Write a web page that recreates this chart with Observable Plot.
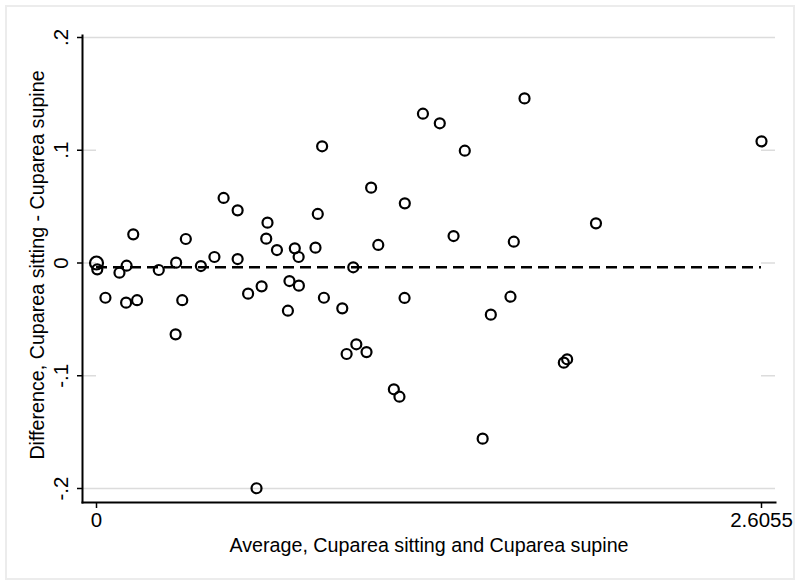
<!DOCTYPE html>
<html><head><meta charset="utf-8">
<script src="https://cdn.jsdelivr.net/npm/d3@7"></script>
<script src="https://cdn.jsdelivr.net/npm/@observablehq/plot@0.6"></script>
<style>
body{margin:0;background:#fff;}
#wrap{position:relative;width:800px;height:584px;}
#border{position:absolute;left:5px;top:5px;width:786px;height:571px;border:2px solid #ececec;pointer-events:none;}
</style></head><body><div id="wrap"><div id="border"></div></div>
<script>
// Average of the two measurements (x) and difference (y)
const avg = [0, 0.003, 0.035, 0.090, 0.118, 0.116, 0.144, 0.159, 0.244, 0.312,
  0.310, 0.336, 0.350, 0.409, 0.462, 0.498, 0.553, 0.553, 0.594, 0.647,
  0.670, 0.665, 0.707, 0.756, 0.750, 0.777, 0.792, 0.793, 0.858, 0.867,
  0.884, 0.891, 0.963, 1.006, 1.076, 1.104, 1.018, 0.980, 1.058, 0.627,
  1.208, 1.207, 1.279, 1.345, 1.443, 1.399, 1.545, 1.622, 1.635, 1.677,
  1.831, 1.844, 1.957, 1.165, 1.187, 1.513, 2.6055];
const diff = [0, -0.0056, -0.0308, -0.0086, -0.0024, -0.0352, 0.0254, -0.033, -0.0062, 0.0003,
  -0.0633, -0.033, 0.0213, -0.0027, 0.0053, 0.0577, 0.0467, 0.0035, -0.0272, -0.0207,
  0.0358, 0.0216, 0.0115, -0.016, -0.0423, 0.013, 0.0053, -0.0201, 0.0136, 0.0435,
  0.1035, -0.0308, -0.0402, -0.0038, 0.0668, 0.016, -0.0721, -0.0807, -0.079, -0.1998,
  0.0529, -0.031, 0.1324, 0.1239, 0.0996, 0.0239, -0.0458, -0.0299, 0.0189, 0.146,
  -0.0884, -0.0854, 0.0352, -0.112, -0.1186, -0.1558, 0.1079];
// frequency weight (the point at the origin is drawn larger)
const freq = [2].concat(Array(avg.length - 1).fill(1));
const meanDiff = -0.0038;

const xTicks = [0, 2.6055];
const xTickLabels = ["0", "2.6055"];
const yTicks = [-0.2, -0.1, 0, 0.1, 0.2];
const yTickLabels = ["-.2", "-.1", "0", ".1", ".2"];
const xTitle = "Average, Cuparea sitting and Cuparea supine";
const yTitle = "Difference, Cuparea sitting - Cuparea supine";

const pts = avg.map((a, i) => ({a, d: diff[i], f: freq[i]}));
const font = "'Liberation Sans', Arial, Helvetica, sans-serif";
const fs = 20.5;   // tick labels
const fsT = 19.7;  // axis titles

const chart = Plot.plot({
  width: 800, height: 584,
  marginLeft: 82, marginRight: 25, marginTop: 35, marginBottom: 82,
  insetLeft: 14, insetRight: 14, insetTop: 2, insetBottom: 14,
  style: {fontFamily: font, fontSize: fs + "px", color: "#000", background: "transparent", overflow: "visible"},
  x: {domain: [xTicks[0], xTicks[1]]},
  y: {domain: [yTicks[0], yTicks[yTicks.length - 1]]},
  r: {type: "identity"},
  marks: [
    Plot.gridY(yTicks, {stroke: "#dcdcdc", strokeOpacity: 1, strokeWidth: 1.5}),
    Plot.rect([0], {x1: xTicks[0], x2: xTicks[1], y1: yTicks[1] - 0.05, y2: yTicks[3] + 0.05, fill: "white"}),
    Plot.frame({anchor: "left", stroke: "#000", strokeWidth: 2}),
    Plot.frame({anchor: "bottom", stroke: "#000", strokeWidth: 2}),
    Plot.axisY(yTicks, {tickSize: 5, tickPadding: 10, tickRotate: -90, strokeWidth: 1.5,
      tickFormat: d => yTickLabels[yTicks.indexOf(d)], label: null, fontSize: fs}),
    Plot.axisX(xTicks, {tickSize: 6, tickPadding: 4, strokeWidth: 1.5,
      tickFormat: d => xTickLabels[xTicks.indexOf(d)], label: null, fontSize: fs}),
    Plot.ruleY([meanDiff], {x1: xTicks[0], x2: xTicks[1], stroke: "#000", strokeWidth: 2.4, strokeDasharray: "11,6"}),
    Plot.dot(pts, {x: "a", y: "d", r: d => d.f > 1 ? 6.5 : 5, stroke: "#000", strokeWidth: 2.2, fill: "none"}),
    Plot.text([xTitle], {text: d => d, frameAnchor: "bottom", dy: 43, lineAnchor: "middle", textAnchor: "middle", fontSize: fsT}),
    Plot.text([yTitle], {text: d => d, frameAnchor: "left", dx: -45, dy: -4, rotate: -90, lineAnchor: "middle", textAnchor: "middle", fontSize: fsT})
  ]
});
document.getElementById("wrap").prepend(chart);
</script>
</body></html>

- [Problem requirements]
Starting at the first line of the material, output exactly the lines up to and including the one with "const meanDiff = -0.0038;". Do not include the pictures.

- [Answer for this exercise]
Write a web page that recreates this chart with Observable Plot.
<!DOCTYPE html>
<html><head><meta charset="utf-8">
<script src="https://cdn.jsdelivr.net/npm/d3@7"></script>
<script src="https://cdn.jsdelivr.net/npm/@observablehq/plot@0.6"></script>
<style>
body{margin:0;background:#fff;}
#wrap{position:relative;width:800px;height:584px;}
#border{position:absolute;left:5px;top:5px;width:786px;height:571px;border:2px solid #ececec;pointer-events:none;}
</style></head><body><div id="wrap"><div id="border"></div></div>
<script>
// Average of the two measurements (x) and difference (y)
const avg = [0, 0.003, 0.035, 0.090, 0.118, 0.116, 0.144, 0.159, 0.244, 0.312,
  0.310, 0.336, 0.350, 0.409, 0.462, 0.498, 0.553, 0.553, 0.594, 0.647,
  0.670, 0.665, 0.707, 0.756, 0.750, 0.777, 0.792, 0.793, 0.858, 0.867,
  0.884, 0.891, 0.963, 1.006, 1.076, 1.104, 1.018, 0.980, 1.058, 0.627,
  1.208, 1.207, 1.279, 1.345, 1.443, 1.399, 1.545, 1.622, 1.635, 1.677,
  1.831, 1.844, 1.957, 1.165, 1.187, 1.513, 2.6055];
const diff = [0, -0.0056, -0.0308, -0.0086, -0.0024, -0.0352, 0.0254, -0.033, -0.0062, 0.0003,
  -0.0633, -0.033, 0.0213, -0.0027, 0.0053, 0.0577, 0.0467, 0.0035, -0.0272, -0.0207,
  0.0358, 0.0216, 0.0115, -0.016, -0.0423, 0.013, 0.0053, -0.0201, 0.0136, 0.0435,
  0.1035, -0.0308, -0.0402, -0.0038, 0.0668, 0.016, -0.0721, -0.0807, -0.079, -0.1998,
  0.0529, -0.031, 0.1324, 0.1239, 0.0996, 0.0239, -0.0458, -0.0299, 0.0189, 0.146,
  -0.0884, -0.0854, 0.0352, -0.112, -0.1186, -0.1558, 0.1079];
// frequency weight (the point at the origin is drawn larger)
const freq = [2].concat(Array(avg.length - 1).fill(1));
const meanDiff = -0.0038;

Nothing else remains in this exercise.